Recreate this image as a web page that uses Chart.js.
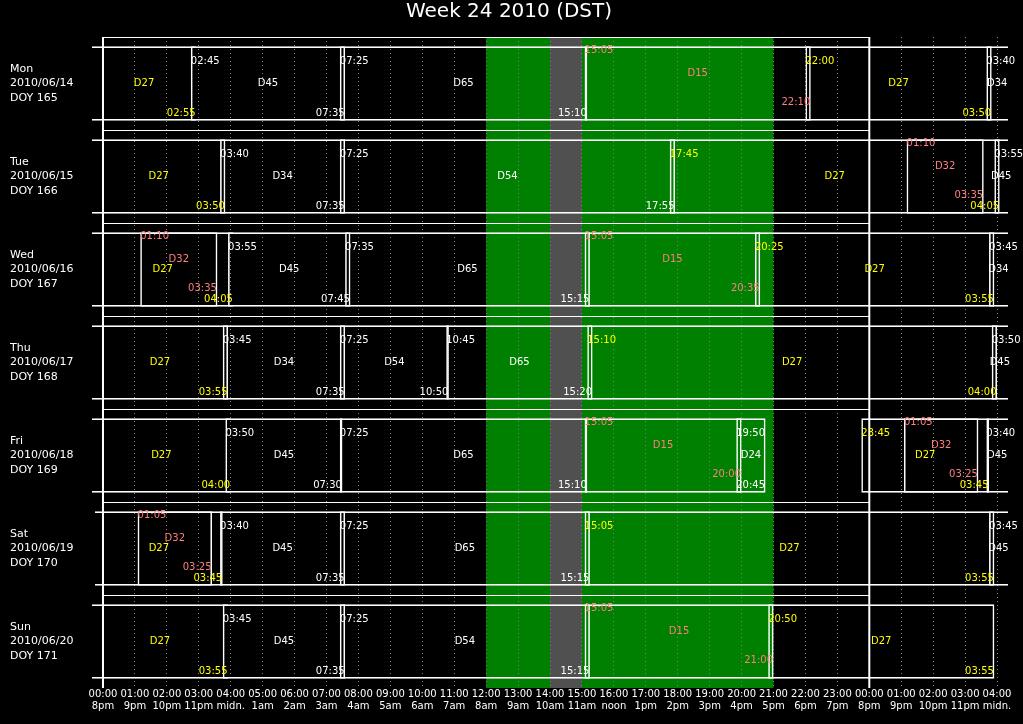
<!DOCTYPE html>
<html>
<head>
<meta charset="utf-8">
<title>Week 24 2010 (DST)</title>
<script src="https://cdn.jsdelivr.net/npm/chart.js@4.4.1/dist/chart.umd.min.js"></script>
<style>
  html, body { margin: 0; padding: 0; background: #000; }
  #wrap { width: 1023px; height: 724px; }
</style>
</head>
<body>
<div id="wrap"><canvas id="chart"></canvas></div>
<script>
// rows of the week
const days = ['Mon', 'Tue', 'Wed', 'Thu', 'Fri', 'Sat', 'Sun'];
const dates = ['2010/06/14', '2010/06/15', '2010/06/16', '2010/06/17', '2010/06/18', '2010/06/19', '2010/06/20'];
const doys = [165, 166, 167, 168, 169, 170, 171];

// x axis: hours after 00:00 UTC of the row's day
const hourTicks = [0, 1, 2, 3, 4, 5, 6, 7, 8, 9, 10, 11, 12, 13, 14, 15, 16, 17, 18, 19, 20, 21, 22, 23, 24, 25, 26, 27, 28];
const utcLabels = ['00:00', '01:00', '02:00', '03:00', '04:00', '05:00', '06:00', '07:00', '08:00', '09:00',
  '10:00', '11:00', '12:00', '13:00', '14:00', '15:00', '16:00', '17:00', '18:00', '19:00', '20:00',
  '21:00', '22:00', '23:00', '00:00', '01:00', '02:00', '03:00', '04:00'];
const localLabels = ['8pm', '9pm', '10pm', '11pm', 'midn.', '1am', '2am', '3am', '4am', '5am', '6am', '7am',
  '8am', '9am', '10am', '11am', 'noon', '1pm', '2pm', '3pm', '4pm', '5pm', '6pm', '7pm',
  '8pm', '9pm', '10pm', '11pm', 'midn.'];

const dayBand = [12, 21];     // green
const greyBand = [14, 15];    // grey
const panelSpan = [0, 24];

// duties: [day, start, end]  (times may run into the next day or start the day before)
const d27 = [
  [0, '-03:10', '02:55'], [0, '22:00', '27:50'],
  [1, '-02:00', '03:50'], [1, '17:45', '28:05'],
  [2, '-06:15', '04:05'], [2, '20:25', '27:55'],
  [3, '-03:35', '03:55'], [3, '15:10', '28:00'],
  [4, '-08:50', '04:00'], [4, '23:45', '27:45'],
  [5, '-00:15', '03:45'], [5, '15:05', '27:55'],
  [6, '-08:55', '03:55'], [6, '20:50', '27:55']
];
const d45 = [
  [0, '02:45', '07:35'],
  [1, '27:55', '31:45'],
  [2, '03:55', '07:45'],
  [3, '27:50', '31:30'],
  [4, '03:50', '07:30'], [4, '27:40', '31:35'],
  [5, '03:40', '07:35'], [5, '27:45', '31:35'],
  [6, '03:45', '07:35']
];
const d34 = [
  [0, '27:40', '31:35'],
  [1, '03:40', '07:35'],
  [2, '27:45', '31:35'],
  [3, '03:45', '07:35']
];
const d65 = [
  [0, '07:25', '15:10'],
  [2, '07:35', '15:15'],
  [3, '10:45', '15:20'],
  [4, '07:25', '15:10'],
  [5, '07:25', '15:15']
];
const d54 = [
  [1, '07:25', '17:55'],
  [3, '07:25', '10:50'],
  [6, '07:25', '15:15']
];
const d24 = [
  [4, '19:50', '20:45']
];
const d15 = [
  [0, '15:05', '22:10'],
  [2, '15:05', '20:35'],
  [4, '15:05', '20:00'],
  [6, '15:05', '21:00']
];
const d32 = [
  [1, '25:10', '27:35'],
  [2, '01:10', '03:35'],
  [4, '25:05', '27:25'],
  [5, '01:05', '03:25']
];

const YELLOW = '#ffff00';
const WHITE = '#ffffff';
const SALMON = '#ff7f7f';

const duties = [
  { code: 'D27', rows: d27, color: YELLOW, raised: false },
  { code: 'D45', rows: d45, color: WHITE, raised: false },
  { code: 'D34', rows: d34, color: WHITE, raised: false },
  { code: 'D65', rows: d65, color: WHITE, raised: false },
  { code: 'D54', rows: d54, color: WHITE, raised: false },
  { code: 'D24', rows: d24, color: WHITE, raised: false },
  { code: 'D15', rows: d15, color: SALMON, raised: true },
  { code: 'D32', rows: d32, color: SALMON, raised: true }
];

// label offsets inside a bar (px)
const normalOff = { start: 15, mid: 0, end: 7 };
const raisedOff = { start: 4.5, mid: -10, end: 18 };

const FONT = '"DejaVu Sans", "Liberation Sans", sans-serif';

function hrs(t) {
  const neg = t[0] === '-';
  const p = t.replace('-', '').split(':').map(Number);
  const v = p[0] + p[1] / 60;
  return neg ? -v : v;
}
function clock(t) {
  const p = t.replace('-', '').split(':');
  const h = ((Number(p[0]) % 24) + 24) % 24;
  return String(h).padStart(2, '0') + ':' + p[1];
}

const bands = {
  id: 'bands',
  beforeDraw(chart) {
    const { ctx, chartArea, scales: { x } } = chart;
    ctx.save();
    ctx.fillStyle = '#008000';
    ctx.fillRect(x.getPixelForValue(dayBand[0]), chartArea.top,
      x.getPixelForValue(dayBand[1]) - x.getPixelForValue(dayBand[0]), chartArea.bottom - chartArea.top);
    ctx.fillStyle = '#505050';
    ctx.fillRect(x.getPixelForValue(greyBand[0]), chartArea.top,
      x.getPixelForValue(greyBand[1]) - x.getPixelForValue(greyBand[0]), chartArea.bottom - chartArea.top);
    ctx.restore();
  }
};

const frame = {
  id: 'frame',
  afterDatasetsDraw(chart) {
    const { ctx, chartArea, scales: { x, y } } = chart;
    const step = y.getPixelForValue(1) - y.getPixelForValue(0);
    const x0 = x.getPixelForValue(panelSpan[0]);
    const x1 = x.getPixelForValue(panelSpan[1]);
    ctx.save();
    ctx.strokeStyle = '#fff';
    ctx.lineWidth = 1;
    ctx.beginPath();
    days.forEach((d, i) => {
      const yy = Math.round(y.getPixelForValue(i) - step / 2) + 0.5;
      ctx.moveTo(x0, yy);
      ctx.lineTo(x1, yy);
    });
    ctx.stroke();
    ctx.lineWidth = 2;
    ctx.beginPath();
    ctx.moveTo(x0, chartArea.top); ctx.lineTo(x0, chartArea.bottom);
    ctx.moveTo(x1, chartArea.top); ctx.lineTo(x1, chartArea.bottom);
    ctx.stroke();
    ctx.restore();
  }
};

const dutyLabels = {
  id: 'dutyLabels',
  afterDatasetsDraw(chart) {
    const { ctx, scales: { x } } = chart;
    ctx.save();
    ctx.font = '10px ' + FONT;
    ctx.textBaseline = 'middle';
    duties.forEach((duty, di) => {
      const meta = chart.getDatasetMeta(di);
      const off = duty.raised ? raisedOff : normalOff;
      ctx.fillStyle = duty.color;
      duty.rows.forEach((r, j) => {
        const el = meta.data[j];
        const s = hrs(r[1]);
        const e = hrs(r[2]);
        const top = el.y - el.height / 2;
        const bottom = el.y + el.height / 2;
        const mid = (Math.max(s, x.min) + Math.min(e, x.max)) / 2;
        ctx.textAlign = 'center';
        ctx.fillText(duty.code, x.getPixelForValue(mid), el.y + off.mid);
        if (s >= 0) {
          ctx.textAlign = 'left';
          ctx.fillText(clock(r[1]), x.getPixelForValue(s), top + off.start);
        }
        if (e <= x.max) {
          ctx.textAlign = 'right';
          ctx.fillText(clock(r[2]), x.getPixelForValue(e) - 0.5, bottom - off.end);
        }
      });
    });
    ctx.restore();
  }
};

const chart = new Chart(document.getElementById('chart'), {
  type: 'bar',
  data: {
    labels: days,
    datasets: duties.map(d => ({
      label: d.code,
      data: d.rows.map(r => ({ y: days[r[0]], x: [hrs(r[1]), hrs(r[2])] })),
      backgroundColor: 'rgba(0,0,0,0)',
      borderColor: '#ffffff',
      borderWidth: 1.6,
      borderSkipped: c => (c.raw && c.raw.x[0] < 0 ? 'left' : false),
      grouped: false,
      categoryPercentage: 1,
      barPercentage: 0.8
    }))
  },
  options: {
    indexAxis: 'y',
    animation: false,
    responsive: true,
    maintainAspectRatio: false,
    events: [],
    layout: { padding: { left: 10, right: 15, top: 0, bottom: 0 } },
    plugins: {
      legend: { display: false },
      tooltip: { enabled: false },
      title: {
        display: true,
        text: 'Week 24 2010 (DST)',
        color: '#ffffff',
        font: { family: FONT, size: 20, weight: 'normal', lineHeight: 1.2 },
        padding: { top: 0, bottom: 13 }
      }
    },
    scales: {
      x: {
        type: 'linear',
        min: -0.344,
        max: 28.344,
        afterBuildTicks: s => { s.ticks = hourTicks.map(v => ({ value: v })); },
        afterFit: s => { s.height = 36; },
        grid: { color: '#808080', lineWidth: 1, drawTicks: false },
        border: { display: false, dash: [1, 3] },
        ticks: {
          autoSkip: false,
          maxRotation: 0,
          minRotation: 0,
          padding: 0,
          color: '#ffffff',
          font: { family: FONT, size: 10, lineHeight: 1.2 },
          callback: v => [utcLabels[hourTicks.indexOf(v)], localLabels[hourTicks.indexOf(v)]]
        }
      },
      y: {
        afterFit: s => { s.width = 82; },
        grid: { display: false, drawTicks: false },
        border: { display: false },
        ticks: {
          autoSkip: false,
          crossAlign: 'far',
          color: '#ffffff',
          font: { family: FONT, size: 11, lineHeight: 1.3 },
          callback: (v, i) => [days[i], dates[i], 'DOY ' + doys[i]]
        }
      }
    }
  },
  plugins: [bands, frame, dutyLabels]
});
</script>
</body>
</html>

________________

Leave out the pictures and repeat the lines from the start of the material through the line with "const panelSpan = [0, 24];", inclusive.

Solution for this problem
Recreate this image as a web page that uses Chart.js.
<!DOCTYPE html>
<html>
<head>
<meta charset="utf-8">
<title>Week 24 2010 (DST)</title>
<script src="https://cdn.jsdelivr.net/npm/chart.js@4.4.1/dist/chart.umd.min.js"></script>
<style>
  html, body { margin: 0; padding: 0; background: #000; }
  #wrap { width: 1023px; height: 724px; }
</style>
</head>
<body>
<div id="wrap"><canvas id="chart"></canvas></div>
<script>
// rows of the week
const days = ['Mon', 'Tue', 'Wed', 'Thu', 'Fri', 'Sat', 'Sun'];
const dates = ['2010/06/14', '2010/06/15', '2010/06/16', '2010/06/17', '2010/06/18', '2010/06/19', '2010/06/20'];
const doys = [165, 166, 167, 168, 169, 170, 171];

// x axis: hours after 00:00 UTC of the row's day
const hourTicks = [0, 1, 2, 3, 4, 5, 6, 7, 8, 9, 10, 11, 12, 13, 14, 15, 16, 17, 18, 19, 20, 21, 22, 23, 24, 25, 26, 27, 28];
const utcLabels = ['00:00', '01:00', '02:00', '03:00', '04:00', '05:00', '06:00', '07:00', '08:00', '09:00',
  '10:00', '11:00', '12:00', '13:00', '14:00', '15:00', '16:00', '17:00', '18:00', '19:00', '20:00',
  '21:00', '22:00', '23:00', '00:00', '01:00', '02:00', '03:00', '04:00'];
const localLabels = ['8pm', '9pm', '10pm', '11pm', 'midn.', '1am', '2am', '3am', '4am', '5am', '6am', '7am',
  '8am', '9am', '10am', '11am', 'noon', '1pm', '2pm', '3pm', '4pm', '5pm', '6pm', '7pm',
  '8pm', '9pm', '10pm', '11pm', 'midn.'];

const dayBand = [12, 21];     // green
const greyBand = [14, 15];    // grey
const panelSpan = [0, 24];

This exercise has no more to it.